We all know what the zero sum game here is for Cynthia Hefren: get the books to look profitable rather than improve the actual health of the combat sports scene in Florida, get out of dodge and get a raise to work another job for the state of Florida and use the commission as résumé enhancement.
Unfortunately for Hefren, the following stains on her watch are anything but résumé enhancements.
Ruling a fight a no-contest for a faulty ring used by other fighters
There was an event at the BankUnited Center at the University of Miami (Coral Gables campus) on February 23rd under the banner of S1, which is some sort of hybrid stand-up MMA with-no-ground-game deal.

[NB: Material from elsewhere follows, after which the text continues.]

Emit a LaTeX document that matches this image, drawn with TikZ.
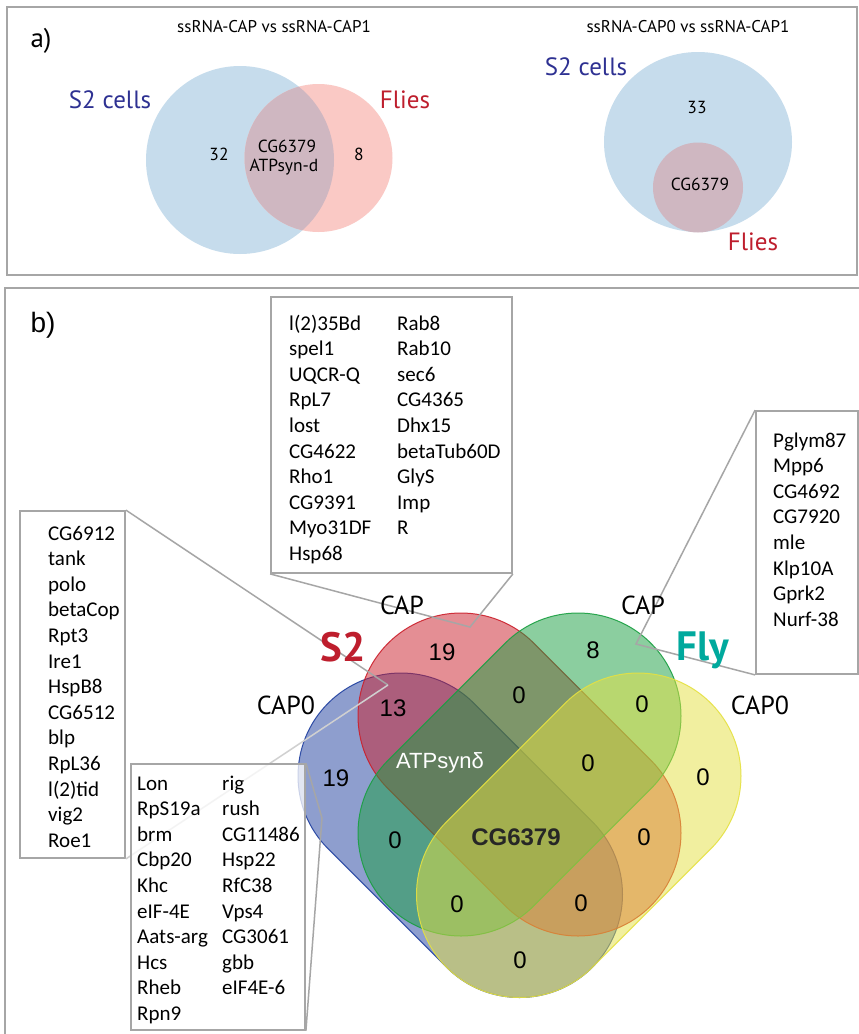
\documentclass[tikz,border=0pt]{standalone}
\usepackage{fontspec}
\setmainfont{Liberation Sans}
\newfontfamily\myr{PT Sans}
\newfontfamily\calfont{Carlito}
\usetikzlibrary{calc}
\definecolor{framegray}{HTML}{A6A6A6}
\definecolor{lightline}{HTML}{D0D0D0}
\definecolor{vblue}{RGB}{31,63,159}
\definecolor{vred}{RGB}{203,31,43}
\definecolor{vgreen}{RGB}{25,159,65}
\definecolor{vyellow}{RGB}{229,225,65}
\definecolor{lblue}{HTML}{C6DCEC}
\definecolor{lred}{HTML}{FAC9C5}
\definecolor{lover}{HTML}{CFB7C1}
\definecolor{sblue}{HTML}{2E3192}
\definecolor{sred}{HTML}{BE1E2D}
\definecolor{flyteal}{HTML}{00A99D}
\tikzset{
  panelframe/.style={draw=framegray, line width=2pt},
  listbox/.style={draw=framegray, line width=1.8pt, fill=white, inner sep=0pt},
  tailline/.style={draw=framegray, line width=1.5pt},
  listtxt/.style={font=\calfont\fontsize{21}{25}\selectfont, inner sep=0pt, anchor=base west},
  vnum/.style={font=\fontsize{24}{28}\selectfont, inner sep=0pt},
  caplbl/.style={font=\myr\fontsize{26}{30}\selectfont, inner sep=0pt},
  biglbl/.style={font=\myr\bfseries\fontsize{41}{45}\selectfont, inner sep=0pt},
  atxt/.style={font=\myr\fontsize{17.5}{20}\selectfont, inner sep=0pt},
  ttxt/.style={font=\myr\fontsize{17}{20}\selectfont, inner sep=0pt},
  setlbl/.style={font=\myr\fontsize{25}{29}\selectfont, inner sep=0pt},
  capsule/.style={fill=#1, fill opacity=0.5, draw=#1, draw opacity=0.9, line width=1pt},
}
\begin{document}
\begin{tikzpicture}[x=1pt,y=-1pt]
\useasboundingbox (0,0) rectangle (859,1034);
\clip (0,0) rectangle (859,1034);
\fill[white] (0,0) rectangle (859,1034);

% ---------------- panel a ----------------
\draw[panelframe] (7,7) rectangle (857,275);
\node[font=\myr\fontsize{27}{30}\selectfont, inner sep=0pt] (alabel) at (41,41) {a)};
\node[ttxt] (titleA) at (274,27) {ssRNA-CAP vs ssRNA-CAP1};
\node[ttxt] (titleB) at (688,27) {ssRNA-CAP0 vs ssRNA-CAP1};

% left Venn
\fill[lblue] (240,160) circle (94);
\fill[lred] (318.5,158) circle (74);
\begin{scope}
  \clip (240,160) circle (94);
  \fill[lover] (318.5,158) circle (74);
\end{scope}
\node[setlbl, text=sblue] (s2a) at (110,100) {S2 cells};
\node[setlbl, text=sred] (fliesa) at (405,100) {Flies};
\node[atxt] (n32) at (219,154) {32};
\node[atxt] (n8) at (359,154) {8};
\node[atxt] (cgA) at (287,146) {CG6379};
\node[atxt] (atpA) at (284,167) {ATPsyn-d};

% right Venn
\fill[lblue] (698,142) ellipse [x radius=94, y radius=90];
\fill[lover] (698,187.5) circle (45);
\node[setlbl, text=sblue] (s2b) at (586,67) {S2 cells};
\node[setlbl, text=sred] (fliesb) at (753,242) {Flies};
\node[atxt] (n33) at (697,107) {33};
\node[atxt] (cgB) at (700,184) {CG6379};

% ---------------- panel b ----------------
\draw[panelframe] (5,1040) -- (5,288) -- (866,288);
\node[font=\fontsize{28}{32}\selectfont, inner sep=0pt] (blabel) at (43,325) {b)};

% four-set Venn (capsules)
\path[capsule=vblue] (401,776) ++(-45:103) -- ++(118.5,118.5)
   arc[start angle=-45, end angle=135, radius=103] -- ++(-118.5,-118.5)
   arc[start angle=135, end angle=315, radius=103] -- cycle;
\path[capsule=vred] (461,716) ++(-45:103) -- ++(117,117)
   arc[start angle=-45, end angle=135, radius=103] -- ++(-117,-117)
   arc[start angle=135, end angle=315, radius=103] -- cycle;
\path[capsule=vgreen] (578,716) ++(45:103) -- ++(-117,117)
   arc[start angle=45, end angle=225, radius=103] -- ++(117,-117)
   arc[start angle=225, end angle=405, radius=103] -- cycle;
\path[capsule=vyellow] (638,776) ++(45:103) -- ++(-118.5,118.5)
   arc[start angle=45, end angle=225, radius=103] -- ++(118.5,-118.5)
   arc[start angle=225, end angle=405, radius=103] -- cycle;

% list boxes
\coordinate (tipL) at (388,685);
\coordinate (tipT) at (470,627);
\coordinate (tipR) at (636,644);
\coordinate (tipB) at (322,818);

\node[listbox, minimum width=105pt, minimum height=347pt] (boxL) at (72.5,684.5) {};
\node[listbox, minimum width=241pt, minimum height=276pt] (boxT) at (391.5,435) {};
\node[listbox, minimum width=102pt, minimum height=263pt] (boxR) at (807,542.5) {};

\draw[tailline] (boxL.north east) -- (tipL);
\draw[draw=lightline, line width=1.5pt] (boxL.south east) -- (tipL);
\draw[tailline] (boxT.south west) -- (tipT) -- (boxT.south east);
\draw[tailline] (boxR.north west) -- (tipR) -- (boxR.south west);

\node[listbox, fill opacity=0.75, minimum width=174pt, minimum height=266pt] (boxB) at (218,897) {};
\draw[tailline] (boxB.north east) -- (tipB) -- (boxB.south east);

% list texts
\foreach \t [count=\i from 0] in {l(2)35Bd,spel1,UQCR-Q,RpL7,lost,CG4622,Rho1,CG9391,Myo31DF,Hsp68}
  \node[listtxt] (ta\i) at (289,{330+25.6*\i}) {\t};
\foreach \t [count=\i from 0] in {Rab8,Rab10,sec6,CG4365,Dhx15,betaTub60D,GlyS,Imp,R}
  \node[listtxt] (tb\i) at (397,{330+25.6*\i}) {\t};
\foreach \t [count=\i from 0] in {Pglym87,Mpp6,CG4692,CG7920,mle,Klp10A,Gprk2,Nurf-38}
  \node[listtxt] (r\i) at (773,{447+25.6*\i}) {\t};
\foreach \t [count=\i from 0] in {CG6912,tank,polo,betaCop,Rpt3,Ire1,HspB8,CG6512,blp,RpL36,l(2)tid,vig2,Roe1}
  \node[listtxt] (l\i) at (48,{540+25.6*\i}) {\t};
\foreach \t [count=\i from 0] in {Lon,RpS19a,brm,Cbp20,Khc,eIF-4E,Aats-arg,Hcs,Rheb,Rpn9}
  \node[listtxt] (ba\i) at (137,{790+25.6*\i}) {\t};
\foreach \t [count=\i from 0] in {rig,rush,CG11486,Hsp22,RfC38,Vps4,CG3061,gbb,eIF4E-6}
  \node[listtxt] (bb\i) at (222,{790+25.6*\i}) {\t};

% set labels
\node[caplbl] (capL) at (402,605) {CAP};
\node[caplbl] (capR) at (643,605) {CAP};
\node[caplbl] (cap0L) at (286,705) {CAP0};
\node[caplbl] (cap0R) at (760,705) {CAP0};
\node[biglbl, text=sred] (s2lbl) at (343,647) {S2};
\node[biglbl, text=flyteal] (flylbl) at (703,650) {Fly};

% region counts
\node[vnum] (v1) at (442,652) {19};
\node[vnum] (v2) at (593,650) {8};
\node[vnum] (v3) at (393,708) {13};
\node[vnum] (v4) at (519,695) {0};
\node[vnum] (v5) at (642,704) {0};
\node[vnum] (v6) at (336,778) {19};
\node[vnum, text=white, font=\fontsize{22}{26}\selectfont] (v7) at (440,763) {ATPsynδ};
\node[vnum] (v8) at (588,763) {0};
\node[vnum] (v9) at (703,777) {0};
\node[vnum] (v10) at (395,840) {0};
\node[vnum, font=\bfseries\fontsize{24}{28}\selectfont, text=black!85] (v11) at (516,837) {CG6379};
\node[vnum] (v12) at (644,837) {0};
\node[vnum] (v13) at (457,904) {0};
\node[vnum] (v14) at (581,903) {0};
\node[vnum] (v15) at (520,960) {0};
\end{tikzpicture}
\end{document}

Florida allows these kinds of weird events to happen often, which is another story in and of itself. The Florida commission classified it as a kickboxing show.
The main event featured Valentijn Overeem vs. James Wilson.
Both Overeem and Wilson fell out of the ring once. Then there was another accident. As you can see from the photo, the ropes were so loose and low that it was only natural an accident would happen.
The scandal here, of course, is that the show was even allowed to go on with a ring that was deemed to be lacking in structural integrity. Rather than stop the show from taking place and getting a new ring, the show went on and the main event putting the two combatants at risk for serious injury. Sending a third-rate PR flack to the Tallahassee Democrat or Miami Herald and saying there will be “an investigation” is utter BS. Gentile & Hefren didn’t do their jobs in putting a stop to the show and put the fighters in a (legally-defined) ultrahazardous sport in serious risk. It’s a lawsuit waiting to happen and the fighters would be in their rights to sue the state for allowing this circus to go on.
Allowing a transgender fight to fight women without checking medical records
Florida’s record under the disgraced Tom Molloy for checking up on medical suspensions and records from other states speaks for itself. It was professional malpractice. Well, the malpractice is continuing in the state of Florida.
Not doing basic due diligence on medical records for a fighter has now put Florida in a shameful position. They let a transgender fighter KO a woman. Even if Florida’s excuse here is that the fighter in question (Fallon Fox) didn’t list transgender status on licensing paperwork, that doesn’t excuse the fact that Hefren & Gentile didn’t bother checking medical paperwork. Gentile was at the weigh-ins for the show last Friday in Miami. There are no excuses. Just like the ring situation with Valentijn Overeem and James Wilson, Florida’s commission put the health & safety of fighters at risk by not doing their jobs as professionals.
Someone could get paralyzed or killed by their actions. If the trajectory of BS doesn’t change, it will be sooner rather than later.